Au niveau inter­na­tio­nal, le « poli­ti­que­ment cor­rect » se décline éga­le­ment en quatre points :

  • ren­for­cer le contrôle aux fron­tières (on a vu à quoi cela condui­rait pour être efficace),
  • il faut pas­ser avec les pays d’origine des accords de rapa­trie­ment (on y reviendra),
  • il faut aider les pays de tran­sit et les pays d’origine à gérer leur flux de migrants (on a vu que pour des régimes auto­ri­taires c’est là quelque chose qui leur convient bien),
  • il faut accroître l’aide au déve­lop­pe­ment, comme s’il s’agissait là d’une grande décou­verte récur­rente : on arrê­te­rait l’émigration en aidant au déve­lop­pe­ment local. Cela fait 50 ans que l’on fait cela en Afrique avec les résul­tats que l’on sait.
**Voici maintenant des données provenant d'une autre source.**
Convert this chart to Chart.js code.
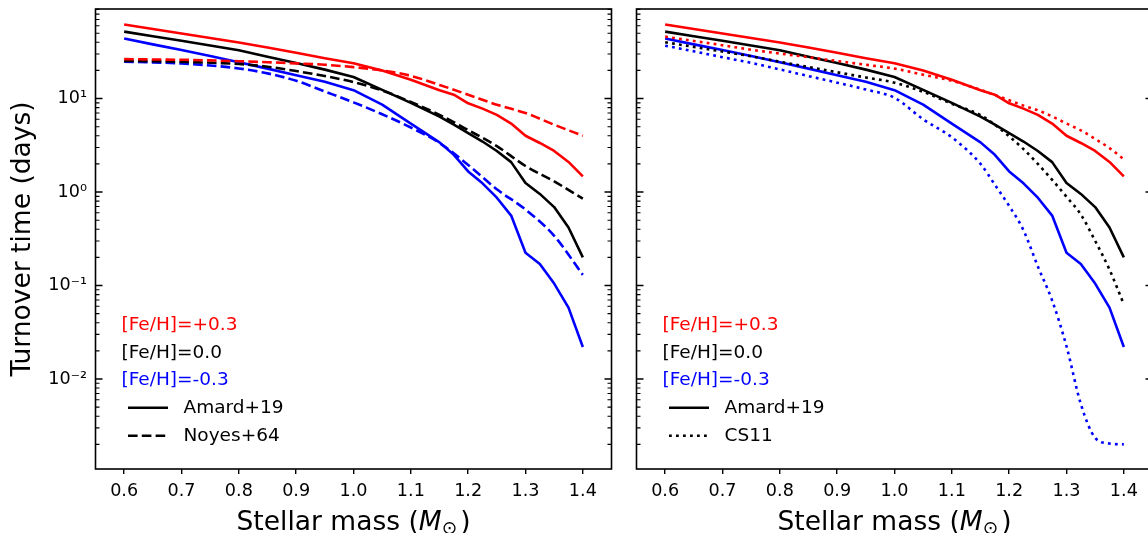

Au niveau de l’ONU le dis­cours conve­nu fait appa­raître désor­mais pour les gens du sérail de nou­velles ini­tiales : « D.H.N. » pour Débat de Haut Niveau. On trouve là la phra­séo­lo­gie onu­sienne qui a fait l’objet d’une Assemblée Générale en sep­tembre der­nier et qui ver­ra bien­tôt, sur le thème « migra­tions et déve­lop­pe­ment », une autre grande confé­rence à Tripoli. On peut être assu­ré qu’il n’en sor­ti­ra rien. De même qu’il n’est rien sor­ti de la der­nière confé­rence de Rabat, d’ailleurs boy­cot­tée par l’Algérie.

V. Légitimité ou illégitimité des accords de rapatriement ou de refoulement

Au fond, lorsque on cherche à obte­nir des accords de rapa­trie­ment avec les pays d’origine, sur quelle phi­lo­so­phie s’appuie-t-on ?
Dans l’acte de nais­sance de mon arrière grand-père, né en Sicile au début du XIXe siècle, il est indi­qué, après ses noms et pré­noms, sa qua­li­té : « régni­cole ». J’ignorais le sens de ce mot qui ren­voie au fait que l’individu en ques­tion est sujet du roi. C’est donc cela qu’on per­pé­tue aujourd’hui : on consi­dère qu’un Etat a un droit sur ses sujets. Il peut les rete­nir chez lui et doit donc en accep­ter le ren­voi chez lui. C’est cela qui légi­time les accords d’Etat à Etat, même si les Etats d’origine ou de tran­sit sont bien peu sym­pa­thiques.
Or, cette concep­tion des choses ne cor­res­pond plus à la réa­li­té. Nous sommes pas­sés entre temps, et la Déclaration Universelle des Droits de l’Homme le pro­clame, des sujets aux citoyens. Les hommes et les femmes qui migrent sont des indi­vi­dus qui ont des droits propres et qui ne se recon­naissent pas néces­sai­re­ment comme sujets de leurs gou­ver­ne­ments. Il serait para­doxal que l’Union Européenne les ren­voie à cette condi­tion.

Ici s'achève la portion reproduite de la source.